Here’s the brutal truth no one wants to say out loud:
Mass cold outbound doesn’t work on enterprise.
Not anymore.
And the more you chase big logos, the worse your pipeline gets.
Let me break it down.
Enterprise inboxes are built to block you.
It’s not just that they have stronger spam filters.
It’s that they’re actively trained to reject volume.
These systems don’t care how clever your copy is.
They’re watching patterns.
Multiple emails from new domains? Flagged
Identical messaging across accounts? Flagged
Cold infrastructure with weak SPF/DMARC? Blocked
Personalised icebreakers with no signal? Ignored
Even if you land, you're landing in a fortress:
Gatekeepers shielding decision-makers
Legal and procurement red tape
Multi-threaded, multi-month sales cycles
You're not just trying to start a conversation.
You're trying to hack through six layers of bureaucracy before you even qualify the deal.
So why do founders keep going after enterprise?
One word: ego.
Big logos look good on slide decks.
“Six-figure ACV” sounds better than “20 mid-market deals.”
But here’s the thing.
Outbound isn’t brand marketing.
It’s interruption marketing.
And interruption only works when:
The pain is real
The prospect has power
The process to buy is simple
Enterprise fails on all three.
The best campaigns we’ve run this year had one thing in common:
Mid-market targeting.
Not sexy. But effective.
Here’s why:
The CTO reads their own email
The founder still runs sales
The pain is urgent and felt directly
The deal cycle is short enough to close in weeks, not quarters
And most importantly?
Your emails actually land.
You’re not fighting Google’s enterprise-grade filters.
You’re landing in Gmail inboxes that still have air.
To be clear, I’m not saying you should never sell to enterprise.
I’m saying cold email isn’t the way in.
If you're serious about that market, here’s what works:
Social selling to build familiarity over time
Signal-based targeting (job changes, tech shifts, intent)

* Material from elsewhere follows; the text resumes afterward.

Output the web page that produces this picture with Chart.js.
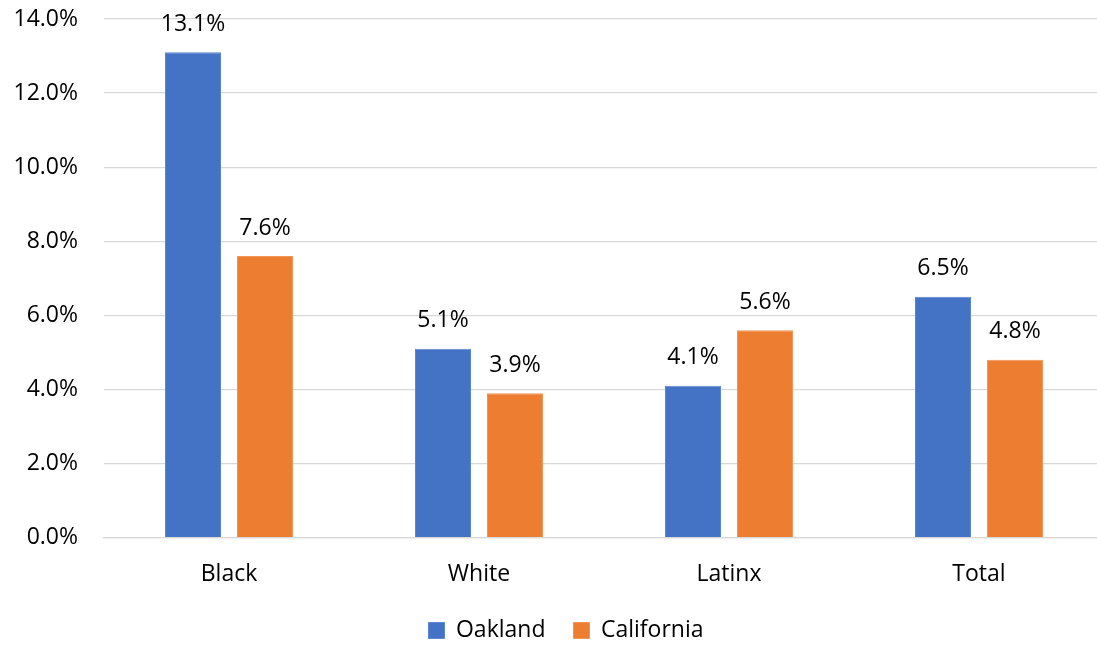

ABM-style content and outbound, tailored and slow
Phone and referrals, not just inbox blitzes
Enterprise requires precision, not volume.
Timing, not templates.
Relationships, not just replies.
So here’s the reframe.
Stop asking “how do we move upmarket?”
Start asking “how do we win efficiently?”
The answer probably isn’t Fortune 500s.
It’s that $10–100M ARR company with clear pain and no internal politics.
They still buy fast.
They still read cold emails.
And if your system is tight, you can book them like clockwork.